Ob er sie sieht oder erkennt, ob er sie spürt, wenn sie ihn berührt, ob er ihre Liebe fühlt, ob er Schmerzen fühlt – all das weiß Gloria* nicht, wenn sie ihren Mann in der Betreuungseinrichtung besucht. Wenn sie ihm noch so nahe ist, so ist er doch so fern. Seine offenen Augen blicken ins Leere, kein Wort kommt über seine Lippen. Der Druck ihrer Hand bleibt unerwidert. Auf eine körperliche Reaktion des Menschen, den sie liebt, wartet Gloria seit vielen Monaten umsonst. Daniel* kann sich nicht rühren, wird künstlich ernährt, kann aber selbstständig atmen. Monate lang hat die Familie mit aller Kraft gehofft und gebetet, dass sich Daniels Zustand bessert, leider vergeblich. "Laut Meinung der Ärzte wird er lebenslang ein Pflegefall bleiben", sagt Gloria unter Tränen.
Über den Tag, der ihr Leben veränderte, kann sie kaum sprechen. Gut gelaunt verließ ihr Mann das Haus, um zur Arbeitsstätte zu fahren. Er war dort sehr beliebt. "Er hatte für alle ein offenes Ohr", erzählt Gloria, die es immer noch nicht fassen kann, dass sie mit ihrem Mann seit jenem Tag nicht mehr gesprochen hat, er sie nie mehr umarmt hat. Denn an jenem Tag hatte er einen Unfall, dessen Ursachen bis heute nicht geklärt sind.
Durch viele Operationen konnten die Ärzte seinen Körper wieder zusammenflicken, doch schreckliche Folgen blieben. Jede Stunde, auch nachts, muss bei Daniel durch ein Tracheostoma im Hals der Speichel abgesaugt werden.

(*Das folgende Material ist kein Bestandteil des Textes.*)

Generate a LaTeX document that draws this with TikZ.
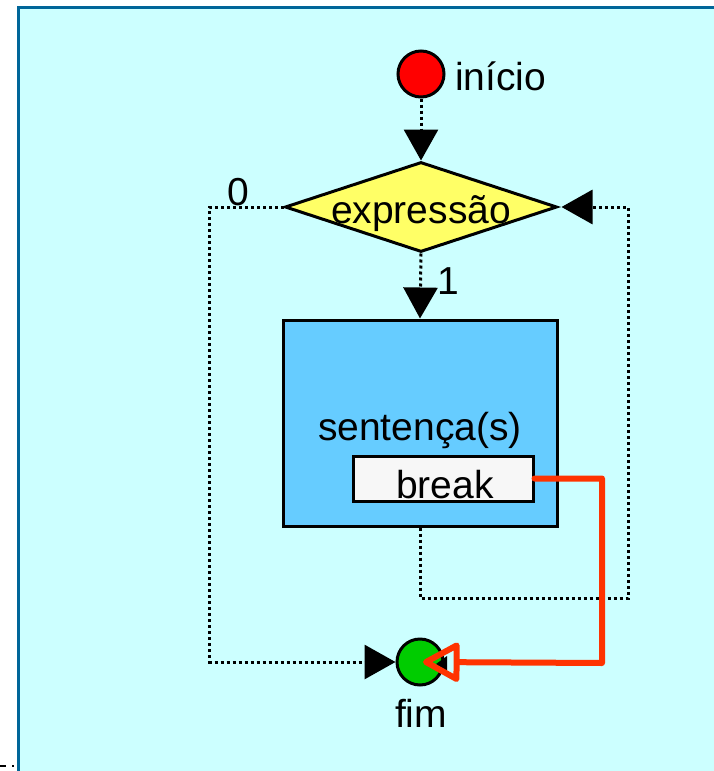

Gloria besucht ihren Mann so oft wie möglich in der Woche. "Das Schlimme ist, dass ich nicht weiß, ob er mich hört, ob er mich spürt, dass er für mich nicht greifbar ist", schildert sie ihre Verzweiflung. "Es ist eine Qual, zuzuschauen." Nie habe Daniel gewollt, ein Pflegefall zu werden. Er habe viel gelesen, sei technisch sehr versiert gewesen, habe im Haus gern Hand angelegt und viel selber gemacht, erzählt Gloria und zeigt auf Daniels Lieblingstisch, an dem sie nun alleine sitzen muss.
Vor einigen Jahren erst ist die Familie eingezogen, das Paar wollten sich jetzt nach der Zeit des Sparens und der Kindererziehung endlich mehr Zeit nehmen, um zu reisen und zu genießen. "Wir haben uns gut verstanden, wir waren ein Team." Glorias Taschentuch ist schon ganz nass. Man möchte am liebsten mitweinen, wenn man die Fotos des strahlenden Paares betrachtet. "Warum wir?", fragt sich Gloria immer wieder. "Wir haben doch niemandem etwas getan."
Zum seelischen Schmerz kommen nun auch gewaltige finanzielle Sorgen. Daniel hatte gut verdient, jetzt bekommt er eine Berufsunfähigkeitspension, die bereits große Abschläge verzeichnet. Gloria bekommt davon nur 20 Prozent, der Rest geht ebenso wie das Pflegegeld an die Pflegeeinrichtung. Zu ihrem Glück hat sie einen Job, der allerdings nicht so gut dotiert ist.
Das reicht bei Weitem nicht aus, um alle Alltagskosten, Reparaturen, das Auto, das sie für den Weg zur Arbeit braucht und den noch offenen Kredit zu decken. Alleine für Heizmaterial wären jetzt 3000 Euro nötig, viel mehr als letztes Jahr. "Daniel hat immer für bedürftige Menschen gespendet", erzählt Gloria. Dass sie selbst einmal dazu gehören könnte, hätte sie nie gedacht. "Aber wir müssen weiterleben. Aufgeben ist auch keine Option."
* Name und persönliche Daten von der Redaktion geändert.